- _THE PROBLEM_
Check each line of the material. Copy those containing "standalone".

- _MATERIAL SHOWN_
--- START ---

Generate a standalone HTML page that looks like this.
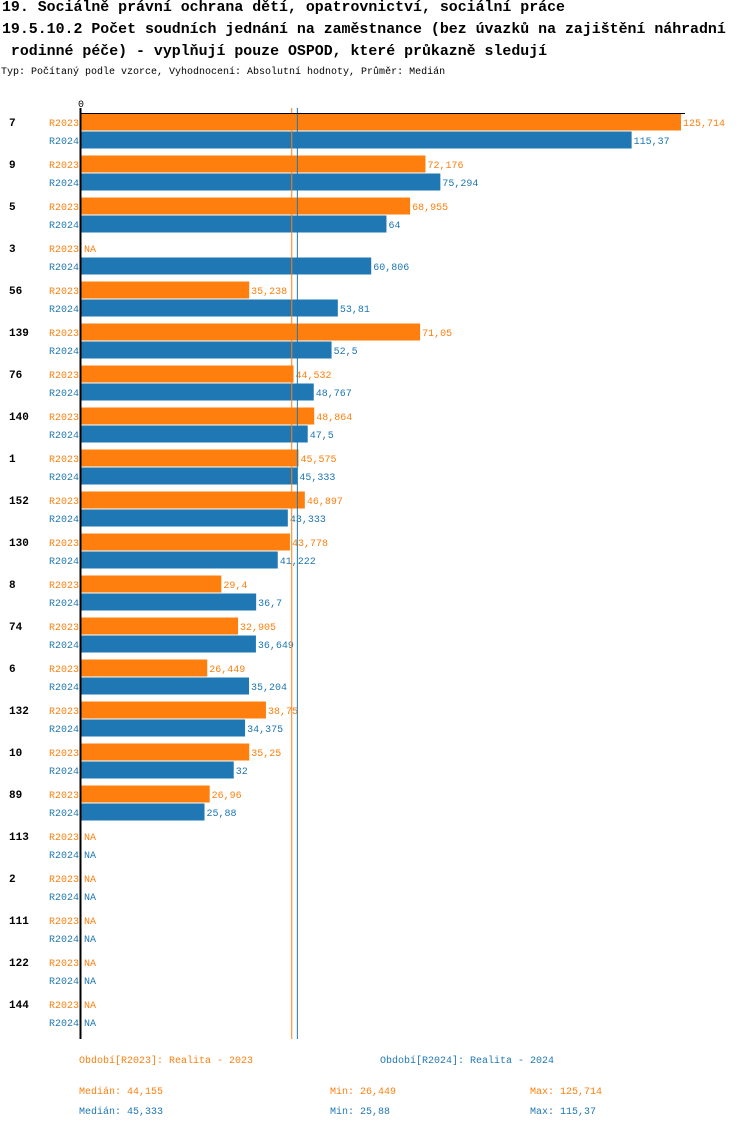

--- END ---
--- START ---

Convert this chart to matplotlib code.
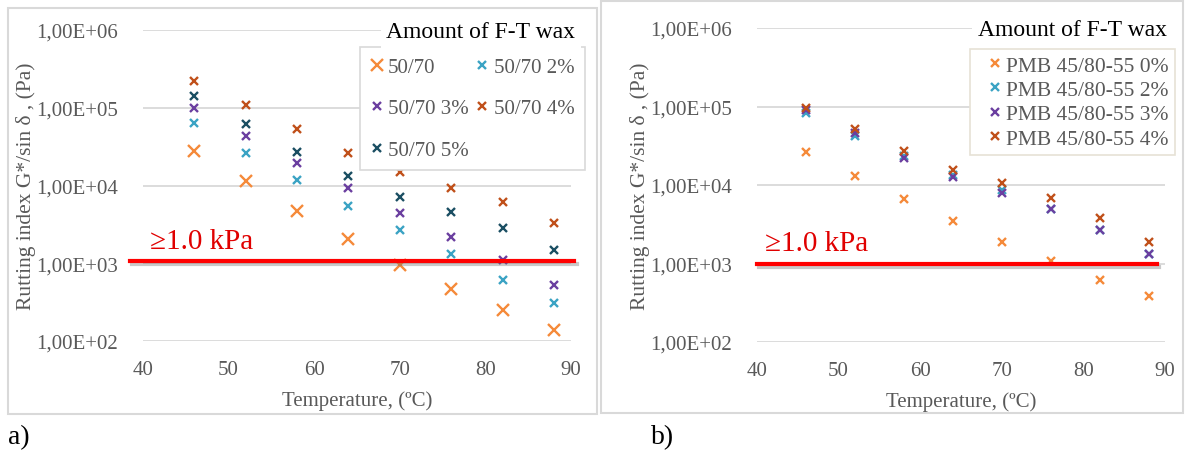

--- END ---
--- START ---

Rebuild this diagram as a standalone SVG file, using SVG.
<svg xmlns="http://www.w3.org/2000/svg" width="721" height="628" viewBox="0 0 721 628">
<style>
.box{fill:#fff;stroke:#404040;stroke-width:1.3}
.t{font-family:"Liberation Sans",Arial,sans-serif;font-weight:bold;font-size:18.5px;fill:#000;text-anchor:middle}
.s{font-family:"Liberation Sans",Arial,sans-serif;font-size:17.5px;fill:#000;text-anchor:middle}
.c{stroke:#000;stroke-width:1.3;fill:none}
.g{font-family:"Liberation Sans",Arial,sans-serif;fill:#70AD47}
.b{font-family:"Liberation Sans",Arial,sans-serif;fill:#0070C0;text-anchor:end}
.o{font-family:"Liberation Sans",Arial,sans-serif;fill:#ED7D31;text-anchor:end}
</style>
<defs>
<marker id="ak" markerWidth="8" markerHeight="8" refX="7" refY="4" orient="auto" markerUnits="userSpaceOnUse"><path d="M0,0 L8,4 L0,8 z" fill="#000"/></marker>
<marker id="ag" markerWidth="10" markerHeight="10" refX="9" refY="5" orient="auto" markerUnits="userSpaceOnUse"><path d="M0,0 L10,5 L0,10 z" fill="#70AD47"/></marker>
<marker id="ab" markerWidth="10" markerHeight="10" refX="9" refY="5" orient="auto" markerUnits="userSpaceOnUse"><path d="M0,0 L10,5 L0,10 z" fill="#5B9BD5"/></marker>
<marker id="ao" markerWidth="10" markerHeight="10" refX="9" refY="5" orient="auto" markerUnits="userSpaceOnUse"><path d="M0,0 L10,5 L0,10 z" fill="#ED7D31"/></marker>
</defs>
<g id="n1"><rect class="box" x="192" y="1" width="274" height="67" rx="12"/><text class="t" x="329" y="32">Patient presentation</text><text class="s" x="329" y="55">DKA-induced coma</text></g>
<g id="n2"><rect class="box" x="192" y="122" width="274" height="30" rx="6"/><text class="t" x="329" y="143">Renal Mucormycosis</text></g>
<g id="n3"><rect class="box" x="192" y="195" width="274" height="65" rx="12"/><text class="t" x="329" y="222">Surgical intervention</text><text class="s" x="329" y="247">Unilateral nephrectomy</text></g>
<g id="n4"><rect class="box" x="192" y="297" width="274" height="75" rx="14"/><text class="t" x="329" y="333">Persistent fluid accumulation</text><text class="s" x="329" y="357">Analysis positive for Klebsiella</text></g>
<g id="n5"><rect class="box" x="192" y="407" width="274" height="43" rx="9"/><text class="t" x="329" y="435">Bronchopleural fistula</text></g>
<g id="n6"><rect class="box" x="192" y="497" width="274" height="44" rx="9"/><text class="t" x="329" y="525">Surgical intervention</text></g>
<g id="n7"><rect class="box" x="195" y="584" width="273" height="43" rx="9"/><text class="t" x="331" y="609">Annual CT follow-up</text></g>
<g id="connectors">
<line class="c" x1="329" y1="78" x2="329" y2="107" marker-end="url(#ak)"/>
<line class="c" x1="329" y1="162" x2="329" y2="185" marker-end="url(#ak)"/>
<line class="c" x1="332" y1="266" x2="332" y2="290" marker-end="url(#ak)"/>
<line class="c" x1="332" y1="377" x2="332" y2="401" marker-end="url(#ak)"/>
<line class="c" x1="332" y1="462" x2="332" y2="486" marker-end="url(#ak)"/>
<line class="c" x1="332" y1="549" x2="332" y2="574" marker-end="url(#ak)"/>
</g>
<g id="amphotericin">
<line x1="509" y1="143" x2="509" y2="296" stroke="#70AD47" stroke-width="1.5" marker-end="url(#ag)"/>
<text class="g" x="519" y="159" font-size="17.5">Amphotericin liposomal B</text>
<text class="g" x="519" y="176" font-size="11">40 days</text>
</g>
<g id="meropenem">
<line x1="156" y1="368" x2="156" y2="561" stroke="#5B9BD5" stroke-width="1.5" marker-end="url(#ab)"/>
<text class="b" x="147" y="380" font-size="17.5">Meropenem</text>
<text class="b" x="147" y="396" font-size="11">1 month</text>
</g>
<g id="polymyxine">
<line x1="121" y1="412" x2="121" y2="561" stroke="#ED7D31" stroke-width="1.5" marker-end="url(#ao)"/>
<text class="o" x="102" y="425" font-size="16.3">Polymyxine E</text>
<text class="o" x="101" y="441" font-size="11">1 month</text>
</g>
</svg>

--- END ---

- _CORRECT RESPONSE_
Generate a standalone HTML page that looks like this.
Rebuild this diagram as a standalone SVG file, using SVG.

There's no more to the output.